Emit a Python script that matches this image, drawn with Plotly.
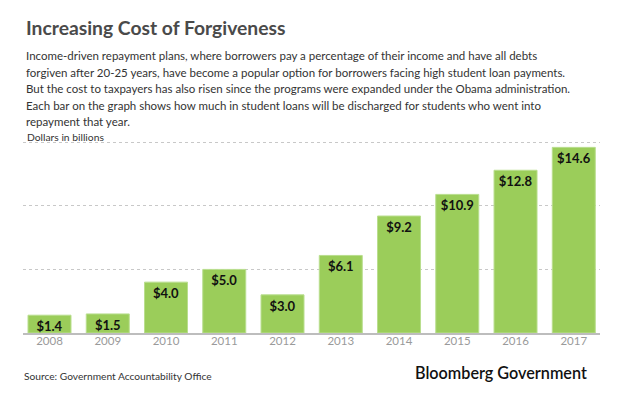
import plotly.graph_objects as go

years = ["2008", "2009", "2010", "2011", "2012", "2013", "2014", "2015", "2016", "2017"]
values = [1.4, 1.5, 4.0, 5.0, 3.0, 6.1, 9.2, 10.9, 12.8, 14.6]
grid_vals = [0, 5, 10, 15]

title_text = "Increasing Cost of Forgiveness"
body_lines = [
    "Income-driven repayment plans, where borrowers pay a percentage of their income and have all debts",
    "forgiven after 20-25 years, have become a popular option for borrowers facing high student loan payments.",
    "But the cost to taxpayers has also risen since the programs were expanded under the Obama administration.",
    "Each bar on the graph shows how much in student loans will be discharged for students who went into",
    "repayment that year.",
]
unit_text = "Dollars in billions"
source_text = "Source: Government Accountability Office"
brand_text = "Bloomberg Government"

W, H = 620, 399
L, R, T, B = 23, 20, 141, 65.5
PW, PH = W - L - R, H - T - B


def px(x):
    return (x - L) / PW


def py(y):
    return (H - B - y) / PH


FONT = "Lato"

fig = go.Figure()
fig.add_trace(go.Bar(
    x=list(range(len(years))),
    y=values,
    marker=dict(color="#9bcd5a", line=dict(color="#b9de8e", width=1)),
    texttemplate="$%{y:.1f}",
    textposition="inside",
    insidetextanchor="end",
    constraintext="none",
    textfont=dict(family=FONT, size=13, color="#111111", weight="bold"),
    hoverinfo="skip",
))

annotations = [
    dict(text=f"<b>{title_text}</b>", x=px(24), y=py(27), xanchor="left", yanchor="middle",
         font=dict(family=FONT, size=19.3, color="#4a4a4a")),
    dict(text=unit_text, x=px(25), y=py(137), xanchor="left", yanchor="middle",
         font=dict(family=FONT, size=10.3, color="#333333")),
    dict(text=source_text, x=px(22), y=py(377), xanchor="left", yanchor="middle",
         font=dict(family=FONT, size=10.2, color="#333333")),
    dict(text=brand_text, x=px(589), y=py(373), xanchor="right", yanchor="middle",
         font=dict(family=FONT, size=16.2, color="#111111", weight=600)),
]
line_y = [55, 72, 88.5, 105, 121]
for txt, yy in zip(body_lines, line_y):
    annotations.append(dict(text=txt, x=px(24), y=py(yy), xanchor="left", yanchor="middle",
                            font=dict(family=FONT, size=11.5, color="#333333")))
for a in annotations:
    a.update(xref="paper", yref="paper", showarrow=False)

fig.update_layout(
    width=W, height=H,
    margin=dict(l=L, r=R, t=T, b=B, pad=0),
    paper_bgcolor="white", plot_bgcolor="white",
    bargap=0.262,
    showlegend=False,
    annotations=annotations,
    xaxis=dict(
        range=[-0.455, 9.45],
        tickmode="array", tickvals=list(range(len(years))), ticktext=years,
        tickfont=dict(family=FONT, size=11.5, color="#9a9a9a"),
        ticklabelstandoff=-4,
        showgrid=False, zeroline=False,
        showline=True, linecolor="#bdbdbd", linewidth=2,
        ticks="", fixedrange=True,
    ),
    yaxis=dict(
        range=[0, 15.1],
        tickmode="array", tickvals=grid_vals,
        showticklabels=False,
        showgrid=True, gridcolor="#c8c8c8", gridwidth=1, griddash="dot",
        zeroline=False, showline=False, fixedrange=True,
    ),
)

fig.write_html("out.html", config={"displayModeBar": False},
               post_script="document.body.style.margin='0';")
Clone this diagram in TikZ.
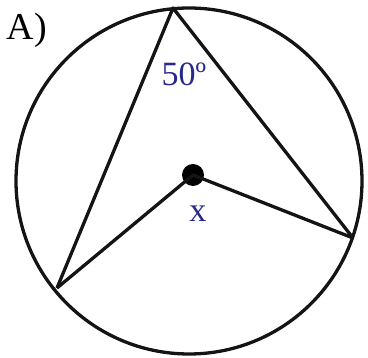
• • • •
*Task*: Every line of the data above should be quoted exactly. Omit the pictures.

*Correct answer*:
Emit a Python script that matches this image, drawn with Plotly.
import plotly.graph_objects as go

years = ["2008", "2009", "2010", "2011", "2012", "2013", "2014", "2015", "2016", "2017"]
values = [1.4, 1.5, 4.0, 5.0, 3.0, 6.1, 9.2, 10.9, 12.8, 14.6]
grid_vals = [0, 5, 10, 15]

title_text = "Increasing Cost of Forgiveness"
body_lines = [
    "Income-driven repayment plans, where borrowers pay a percentage of their income and have all debts",
    "forgiven after 20-25 years, have become a popular option for borrowers facing high student loan payments.",
    "But the cost to taxpayers has also risen since the programs were expanded under the Obama administration.",
    "Each bar on the graph shows how much in student loans will be discharged for students who went into",
    "repayment that year.",
]
unit_text = "Dollars in billions"
source_text = "Source: Government Accountability Office"
brand_text = "Bloomberg Government"

W, H = 620, 399
L, R, T, B = 23, 20, 141, 65.5
PW, PH = W - L - R, H - T - B


def px(x):
    return (x - L) / PW


def py(y):
    return (H - B - y) / PH


FONT = "Lato"

fig = go.Figure()
fig.add_trace(go.Bar(
    x=list(range(len(years))),
    y=values,
    marker=dict(color="#9bcd5a", line=dict(color="#b9de8e", width=1)),
    texttemplate="$%{y:.1f}",
    textposition="inside",
    insidetextanchor="end",
    constraintext="none",
    textfont=dict(family=FONT, size=13, color="#111111", weight="bold"),
    hoverinfo="skip",
))

annotations = [
    dict(text=f"<b>{title_text}</b>", x=px(24), y=py(27), xanchor="left", yanchor="middle",
         font=dict(family=FONT, size=19.3, color="#4a4a4a")),
    dict(text=unit_text, x=px(25), y=py(137), xanchor="left", yanchor="middle",
         font=dict(family=FONT, size=10.3, color="#333333")),
    dict(text=source_text, x=px(22), y=py(377), xanchor="left", yanchor="middle",
         font=dict(family=FONT, size=10.2, color="#333333")),
    dict(text=brand_text, x=px(589), y=py(373), xanchor="right", yanchor="middle",
         font=dict(family=FONT, size=16.2, color="#111111", weight=600)),
]
line_y = [55, 72, 88.5, 105, 121]
for txt, yy in zip(body_lines, line_y):
    annotations.append(dict(text=txt, x=px(24), y=py(yy), xanchor="left", yanchor="middle",
                            font=dict(family=FONT, size=11.5, color="#333333")))
for a in annotations:
    a.update(xref="paper", yref="paper", showarrow=False)

fig.update_layout(
    width=W, height=H,
    margin=dict(l=L, r=R, t=T, b=B, pad=0),
    paper_bgcolor="white", plot_bgcolor="white",
    bargap=0.262,
    showlegend=False,
    annotations=annotations,
    xaxis=dict(
        range=[-0.455, 9.45],
        tickmode="array", tickvals=list(range(len(years))), ticktext=years,
        tickfont=dict(family=FONT, size=11.5, color="#9a9a9a"),
        ticklabelstandoff=-4,
        showgrid=False, zeroline=False,
        showline=True, linecolor="#bdbdbd", linewidth=2,
        ticks="", fixedrange=True,
    ),
    yaxis=dict(
        range=[0, 15.1],
        tickmode="array", tickvals=grid_vals,
        showticklabels=False,
        showgrid=True, gridcolor="#c8c8c8", gridwidth=1, griddash="dot",
        zeroline=False, showline=False, fixedrange=True,
    ),
)

fig.write_html("out.html", config={"displayModeBar": False},
               post_script="document.body.style.margin='0';")
Clone this diagram in TikZ.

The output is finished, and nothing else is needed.